E Neil entrou no espírito da brincadeira de Jack. A começar pelo nome do disco e pelos recados para a falecida Mamãe Young. O resultado final de “A Letter Home” soa como um conjunto de canções registradas num antigo gravador. Parece que a matéria prima foi embalada numa fita cassete abafada, onde ouvimos uma porrada de chiados, cortes abruptos ao final de cada música, rotação que parece dar uma rateadas e aquele som médio predominante (onde graves e agudos inexistem). Se você curte os discos antigos de blues e música country, o jogo está ganho. Som de rádio de pilha. Tomei meia garrafa de Jack Daniel’s ouvindo o disco.
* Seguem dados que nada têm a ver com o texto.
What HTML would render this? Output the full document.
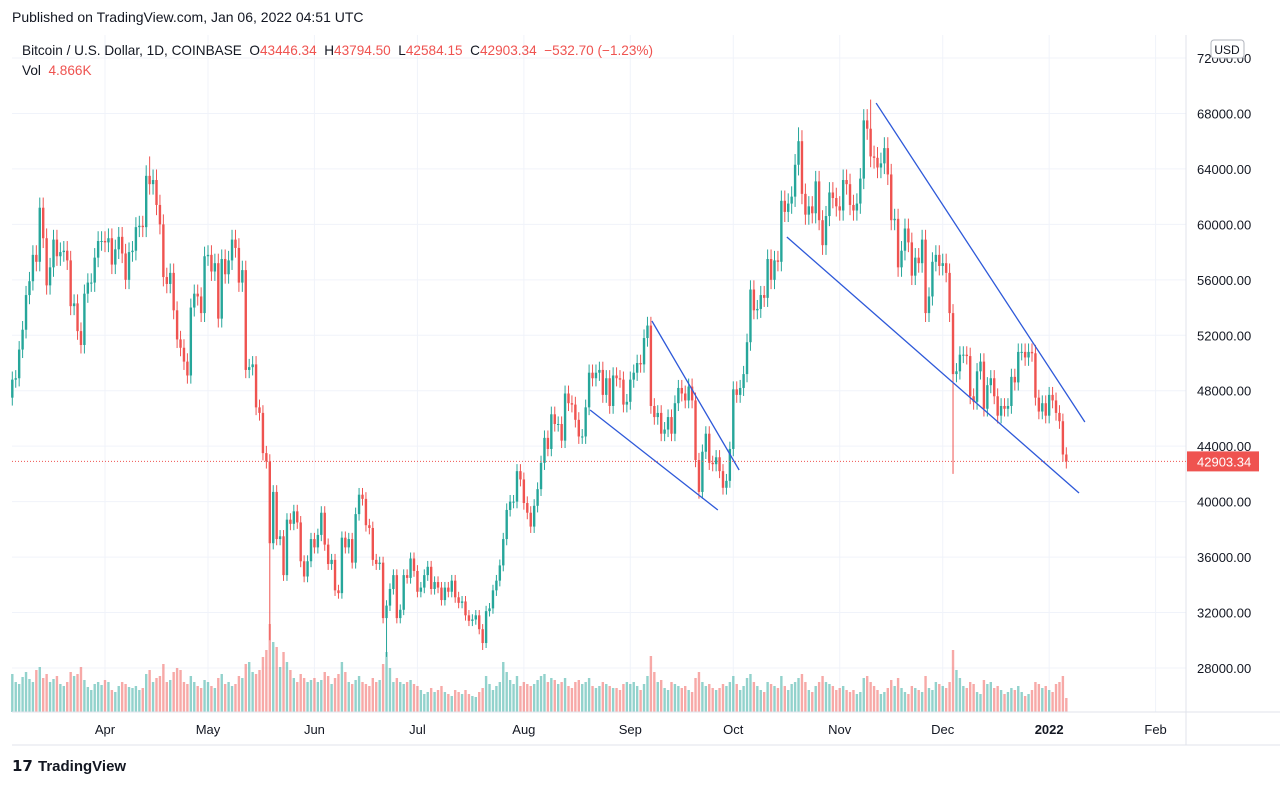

Três vezes seguidas.

Quanto ao repertório, em suas releituras, munido de violão e gaita de boca (eventualmente de um piano), Neil acerta o alvo na maioria das vezes. Começamos por onde a coisa não rolou: “On The Road Again” de Willie Nelson é a bola fora do disco. Momento churrasco com Jack White azucrinando nas teclas. “Crazy”, uma música que até Julio Iglesias já gravou, também soa deslocada no contexto da obra.

Ele começa a encontrar uma direção na versão devotada de “Girl From North Country” de Bob Dylan e “Reason To Believe”, um dos clássicos do folkeiro “junkie” Tim Hardin em versão voz, piano e harmônica. No entanto, acerta a mão valendo em canções como a melancólica “Changes” de Phil Ochs. “Needle To Death” de Bert Jansch, primeira faixa revelada do trabalho, ganhou um vídeo caseiro bem bacana.

Muito bonitas as versões de “Early Morning Rain” e na candidata a uma das melhores do álbum “If You Could Only Read My Mind” (dois temas de Gordon Lightfoot), onde Neil as interpreta de uma forma que as composições parecem serem escritas por ele, e para ele. “My Hometown”, número que encerra o multiplatinado “Born In The USA”, de Bruce Springsteen, é sem dúvida outro dos melhores momentos do álbum e “Since I Met You Baby” de Ivory Joe Hunter nos leva a um empoeirado saloon do velho oeste, onde um pianista bêbado parece tocar seu piano de parede com um copo de uísque quase despencando pela borda do instrumento.

“A Letter Home” encerra com “I Wonder If I Care As Much”, uma canção dos Everly Brothers que cai como uma luva para a voz de Neil, e ainda conta com o forcinha de Jack nos backings. Bonito mesmo. Que disco! Esse já está no topo da minha lista dos melhores de 2014.